Parsing command-line options

Introduction

The class ParseOptions handles the parsing of command-line options given to main() via argc and argv. First we give an example of how we invoke a typical Kaldi program from the command-line:

   gmm-align --transition-scale=10.0 --beam=75 \
       exp/mono/tree exp/mono/30.mdl data/L.fst \
       'ark:add-deltas --print-args=false scp:data/train.scp ark:- |' \
        ark:data/train.tra ark:exp/tri/0.ali

The command-line options, which only have a long form (there are no one-letter options), must appear before the positional arguments. In this case there are six positional arguments, starting from "exp/mono/tree"; notice that the one starting with "ark:add-deltas" is a single string with spaces in it; the single-quotes get interpreted by the shell; this argument gets invoked as a pipe.

Example of parsing command-line options

We will illustrate how these options get handled at the C++ level by introducing some of the code from gmm-align.cc (we have modified it slightly to make it clearer):

int main(int argc, char *argv[])
{
try { // try-catch block is standard and relates to handling of errors.
using namespace kaldi;
const char *usage =
"Align features given [GMM-based] models.\n"
"Usage: align-gmm [options] tree-in model-in lexicon-fst-in feature-rspecifier "
"transcriptions-rspecifier alignments-wspecifier\n";
// Initialize the ParseOptions object with the usage string.
ParseOptions po(usage);
// Declare options and set default values.
bool binary = false;
BaseFloat beam = 200.0;
// Below is a structure containing options; its initializer sets defaults.
// Register the options with the ParseOptions object.
po.Register("binary", &binary, "Write output in binary mode");
po.Register("beam", &beam, "Decoding beam");
gopts.Register(&po);
// The command-line options get parsed here.
po.Read(argc, argv);
// Check that there are a valid number of positional arguments.
if(po.NumArgs() != 6) {
po.PrintUsage();
exit(1);
}
// The positional arguments get read here (they can only be obtained
// from ParseOptions as strings).
std::string tree_in_filename = po.GetArg(1);
...
std::string alignment_wspecifier = po.GetArg(6);
...
} catch(const std::exception& e) {
std::cerr << e.what();
return -1;
}
}

The code above is mostly self-explanatory. In a normal Kaldi program, the sequence is as follows:

  • You initialize the ParseOptions object with the usage string.
  • You declare, and set default values for, the optional arguments (and options structures).
  • You register the command-line options with the ParseOptions object (options structures have their own Register functions that do the same for all the variables they contain).
  • You do "po.Read(argc, argv);" [This will exit the program if invalid options were given]
  • You check that the number of positional options po.NumArgs() is in the valid range for your program.
  • You obtain the positional arguments with po.GetArg(1) and so on; for optional positional arguments that may be out of range, the convenience function po.GetOptArg(n) returns the n'th argument, or the empty string if n was out of range.

Typically when writing a new command-line Kaldi program, it will be easiest to copy an existing one and modify it.

Implicit command-line arguments

Certain command-line options are automatically registered by the ParseOptions object itself.
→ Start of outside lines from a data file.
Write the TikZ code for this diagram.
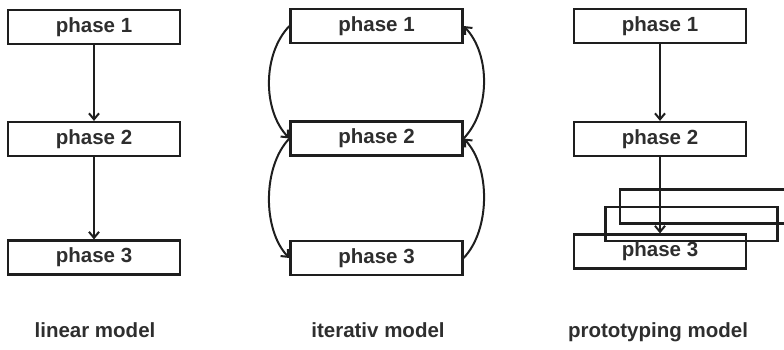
\documentclass[tikz,border=0pt]{standalone}
\usepackage{fontspec}
\setmainfont{Liberation Sans}
\usetikzlibrary{arrows.meta}
\definecolor{ink}{HTML}{1E1E1E}
\definecolor{txt}{HTML}{2E2E2E}
\tikzset{
  phasebox/.style={draw=ink, line width=2.2pt, rectangle, minimum width=172pt, minimum height=34pt, inner sep=0pt, text=txt, font=\bfseries\fontsize{20.5}{20.5}\selectfont},
  protobox/.style={draw=ink, line width=2.2pt, rectangle, minimum width=172pt, minimum height=34pt, inner sep=0pt},
  conn/.style={draw=ink, line width=2pt, -{Straight Barb[length=6pt,width=10pt,line width=2pt]}},
  caption/.style={text=txt, font=\bfseries\fontsize{20.5}{20.5}\selectfont, anchor=base, inner sep=0pt}
}
\begin{document}
\begin{tikzpicture}[x=1pt,y=-1pt]
\useasboundingbox (0,0) rectangle (784,349);
\begin{scope}
\clip (0,0) rectangle (784,349);
% linear model
\node[phasebox] (l1) at (94,27) {phase 1};
\node[phasebox] (l2) at (94,139) {phase 2};
\node[phasebox] (l3) at (94,257.5) {phase 3};
\draw[conn] (l1.south) -- (l2.north);
\draw[conn] (l2.south) -- (l3.north);
% iterative model
\node[phasebox] (m1) at (376.5,26) {phase 1};
\node[phasebox] (m2) at (376.5,138.5) {phase 2};
\node[phasebox] (m3) at (376.5,258) {phase 3};
\draw[conn] (m1.west) .. controls +(-27,28) and +(-27,-28) .. (m2.west);
\draw[conn] (m2.west) .. controls +(-27,28) and +(-27,-28) .. (m3.west);
\draw[conn] (m2.east) .. controls +(27,-28) and +(27,28) .. (m1.east);
\draw[conn] (m3.east) .. controls +(27,-28) and +(27,28) .. (m2.east);
% prototyping model
\node[phasebox] (p1) at (660,26) {phase 1};
\node[phasebox] (p2) at (660,139) {phase 2};
\node[protobox] (pa) at (706,206.5) {};
\node[protobox] (pb) at (691.5,224) {};
\node[phasebox] (p3) at (660,251.5) {phase 3};
\draw[conn] (p1.south) -- (p2.north);
\draw[conn] (p2.south) -- (p3.north);
\end{scope}
% captions
\node[caption] (c1) at (95,337) {linear model};
\node[caption] (c2) at (378,337) {iterativ model};
\node[caption] (c3) at (658,337) {prototyping model};
\end{tikzpicture}
\end{document}
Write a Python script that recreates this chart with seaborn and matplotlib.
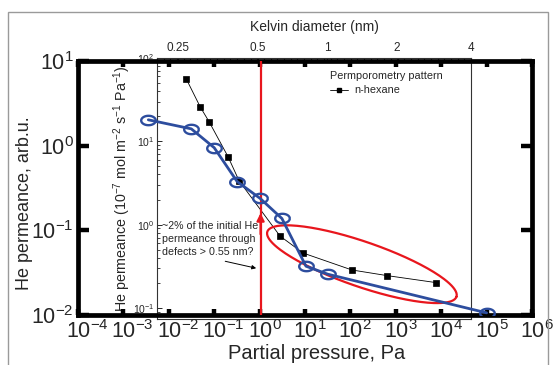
import numpy as np
import matplotlib
matplotlib.use('Agg')
import matplotlib.pyplot as plt
import seaborn as sns
from matplotlib.lines import Line2D
from matplotlib.patches import Rectangle
from matplotlib.transforms import ScaledTranslation
from matplotlib.ticker import FixedLocator, NullFormatter, NullLocator, LogLocator

# ---------------- data ----------------
he_pressure = [3.54e-3, 0.0313, 0.100, 0.32, 1.03, 3.1, 10.5, 32.0, 1.0e5]
he_perm_rel = [2.02, 1.58, 0.946, 0.377, 0.238, 0.138, 0.0377, 0.0303, 0.0106]

hex_pressure = [0.0243, 0.0492, 0.0776, 0.203, 0.354, 2.82, 9.04, 108, 634, 7570]
hex_perm = [56, 25.9, 17.1, 6.5, 3.35, 0.73, 0.457, 0.286, 0.245, 0.202]

kelvin_labels = ['0.25', '0.5', '1', '2', '4']
kelvin_pressure = [0.0162, 0.927, 30.5, 1052, 44500]

outer_xticks = [1e-4, 1e-3, 1e-2, 1e-1, 1e0, 1e1, 1e2, 1e3, 1e4, 1e5, 1e6]
outer_yticks = [1e-2, 1e-1, 1e0, 1e1]
inner_yticks = [1e-1, 1e0, 1e1, 1e2]

RED = '#e8161d'
BLUE = '#2d4d9e'

# ---------------- style ----------------
sns.set_theme(style='ticks')
plt.rcParams['font.family'] = ['Liberation Sans', 'DejaVu Sans']
plt.rcParams['mathtext.default'] = 'regular'
plt.rcParams['axes.unicode_minus'] = False

W, H = 558, 365
fig = plt.figure(figsize=(W / 100, H / 100), dpi=100)
fig.patch.set_facecolor('white')


def frac(l, r, t, b):
    return [l / W, 1 - b / H, (r - l) / W, (b - t) / H]


OX = (78, 532, 61, 315)
IX = (157, 471, 58, 319)
ax_in = fig.add_axes(frac(*IX))
ax = fig.add_axes(frac(*OX))
ax.patch.set_alpha(0)

# ---------------- outer axes ----------------
ax.set_xscale('log')
ax.set_yscale('log')
xlo, xhi = 1e-4, 1e6
ylo, yhi = 1e-2, 1e1
ax.set_xlim(xlo, xhi)
ax.set_ylim(ylo, yhi)

pxdec_x = (OX[1] - OX[0]) / (np.log10(xhi) - np.log10(xlo))
pxdec_y = (OX[3] - OX[2]) / (np.log10(yhi) - np.log10(ylo))
ix_lo = 10 ** (np.log10(xlo) + (IX[0] - OX[0]) / pxdec_x)
ix_hi = 10 ** (np.log10(xlo) + (IX[1] - OX[0]) / pxdec_x)

ell = [(1.55 * np.cos(t), np.sin(t)) for t in np.linspace(0, 2 * np.pi, 61)]
sns.lineplot(x=he_pressure, y=he_perm_rel, ax=ax, sort=False, estimator=None,
             color=BLUE, lw=2.0, marker=ell, markersize=10.5,
             markerfacecolor='none', markeredgecolor=BLUE, markeredgewidth=1.7,
             zorder=5, legend=False)

for s in ax.spines.values():
    s.set_linewidth(3.4)
    s.set_color('black')
    s.set_visible(True)
ax.xaxis.set_major_locator(FixedLocator(outer_xticks))
ax.yaxis.set_major_locator(FixedLocator(outer_yticks))
ax.xaxis.set_minor_locator(NullLocator())
ax.yaxis.set_minor_locator(NullLocator())
ax.set_xticklabels([r'$10^{%d}$' % int(np.log10(v)) for v in outer_xticks])
ax.set_yticklabels([r'$10^{%d}$' % int(np.log10(v)) for v in outer_yticks])
ax.tick_params(axis='x', which='major', direction='in', length=4, width=3.2,
               top=True, bottom=True, labelsize=15.5, pad=4, color='black')
ax.tick_params(axis='y', which='major', direction='in', length=8, width=3.2,
               left=True, right=True, labelsize=15.5, pad=3, color='black')
shift = ScaledTranslation(-12 / 100, 0, fig.dpi_scale_trans)
for lab in ax.get_xticklabels():
    lab.set_horizontalalignment('left')
    lab.set_transform(lab.get_transform() + shift)
ax.set_xlabel('Partial pressure, Pa', fontsize=14.5)
ax.xaxis.set_label_coords(0.525, -0.115)
ax.set_ylabel('He permeance, arb.u.', fontsize=13)
ax.yaxis.set_label_coords(-0.10, 0.44)
ax.grid(False)

# red vertical line with arrow
ax.axvline(1.05, color=RED, lw=1.6, zorder=4)
ax.annotate('', xy=(1.05, 0.16), xytext=(1.05, 0.09),
            arrowprops=dict(arrowstyle='-|>', color=RED, lw=1.6,
                            mutation_scale=11, shrinkA=0, shrinkB=0), zorder=4)

# red ellipse
cx, cy = 2.253, -1.40
a_px, b_px, th = 100, 22.5, np.deg2rad(19)
tt = np.linspace(0, 2 * np.pi, 200)
dx = a_px * np.cos(tt) * np.cos(th) - b_px * np.sin(tt) * np.sin(th)
dy = -a_px * np.cos(tt) * np.sin(th) - b_px * np.sin(tt) * np.cos(th)
ax.plot(10 ** (cx + dx / pxdec_x), 10 ** (cy + dy / pxdec_y), color=RED, lw=1.6, zorder=3)

# annotation text
ax.text(0.0072, 0.128, '~2% of the initial He\npermeance through\ndefects > 0.55 nm?',
        fontsize=7.7, ha='left', va='top', linespacing=1.33, zorder=6)
ax.annotate('', xy=(0.84, 0.0357), xytext=(0.175, 0.0431),
            arrowprops=dict(arrowstyle='-|>', color='black', lw=0.7,
                            mutation_scale=6, shrinkA=0, shrinkB=0))

# ---------------- inner axes ----------------
ax_in.set_xscale('log')
ax_in.set_yscale('log')
ax_in.set_xlim(ix_lo, ix_hi)
ax_in.set_ylim(0.0738, 100)
sns.lineplot(x=hex_pressure, y=hex_perm, ax=ax_in, sort=False, estimator=None,
             color='black', lw=0.6, marker='s', markersize=4.2,
             markerfacecolor='black', markeredgecolor='black', markeredgewidth=0.5,
             legend=False, zorder=3)
for s in ax_in.spines.values():
    s.set_linewidth(0.8)
    s.set_color('#333333')
ax_in.grid(False)
ax_in.set_facecolor('white')

ax_in.yaxis.set_major_locator(FixedLocator(inner_yticks))
ax_in.yaxis.set_minor_locator(LogLocator(base=10, subs=np.arange(2, 10)))
ax_in.yaxis.set_minor_formatter(NullFormatter())
ax_in.set_yticklabels([r'$10^{%d}$' % int(np.log10(v)) for v in inner_yticks])
ax_in.tick_params(axis='y', which='major', direction='in', length=3.5, width=0.7,
                  left=True, right=False, labelsize=7.5, pad=2)
ax_in.tick_params(axis='y', which='minor', direction='in', length=2, width=0.6,
                  left=True, right=False)

ax_in.xaxis.set_major_locator(FixedLocator(kelvin_pressure))
ax_in.xaxis.set_minor_locator(FixedLocator(np.logspace(np.log10(ix_lo), np.log10(ix_hi), 48)))
ax_in.xaxis.set_minor_formatter(NullFormatter())
ax_in.set_xticklabels(kelvin_labels)
ax_in.tick_params(axis='x', which='major', direction='in', length=3, width=0.7,
                  top=True, bottom=False, labeltop=True, labelbottom=False,
                  labelsize=8.5, pad=3)
ax_in.tick_params(axis='x', which='minor', direction='in', length=2.5, width=0.8,
                  top=True, bottom=False)
ax_in.xaxis.set_label_position('top')
ax_in.set_xlabel('Kelvin diameter (nm)', fontsize=10, labelpad=8)
ax_in.set_ylabel(r'He permeance (10$^{-7}$ mol m$^{-2}$ s$^{-1}$ Pa$^{-1}$)',
                 fontsize=10.3, labelpad=0)

handle = Line2D([], [], color='black', lw=0.6, marker='s', markersize=3.5,
                markerfacecolor='black', markeredgecolor='black')
ax_in.legend(handles=[handle], labels=['n-hexane'], title='Permporometry pattern',
             loc='upper left', bbox_to_anchor=(330 / W, 1 - 71 / H),
             bbox_transform=fig.transFigure, frameon=False, fontsize=7.8,
             title_fontsize=7.8, alignment='left', handlelength=1.7,
             handletextpad=0.5, borderpad=0, borderaxespad=0, labelspacing=0.4)

# grey figure border
fig.patches.append(Rectangle((8 / W, -0.1), (548 - 8) / W, (1 - 12 / H) + 0.1,
                             transform=fig.transFigure, fill=False,
                             edgecolor='#9a9a9a', lw=1.0))

fig.savefig('out.png', dpi=100)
These include the following:

  • –config This option loads command-line options from a config file. E.g. if we do –config=configs/my.conf, the file my.conf might contain:
          --first-option=15  # This is the first option
          --second-option=false # This is the second option
    
  • –print-args This boolean option controls whether the program prints the command-line arguments to the standard error (default is true); –print-args=false will turn this off.
  • –help This boolean argument, if true will cause the program to print out a usage message (like other boolean arguments, just –help counts as true). You can usually get the usage message just by omitting all command-line arguments, because most programs require positional arguments.
  • –verbose This controls the verbose level, so that messages logged with KALDI_VLOG will get printed out. More is higher (e.g. –verbose=2 is typical).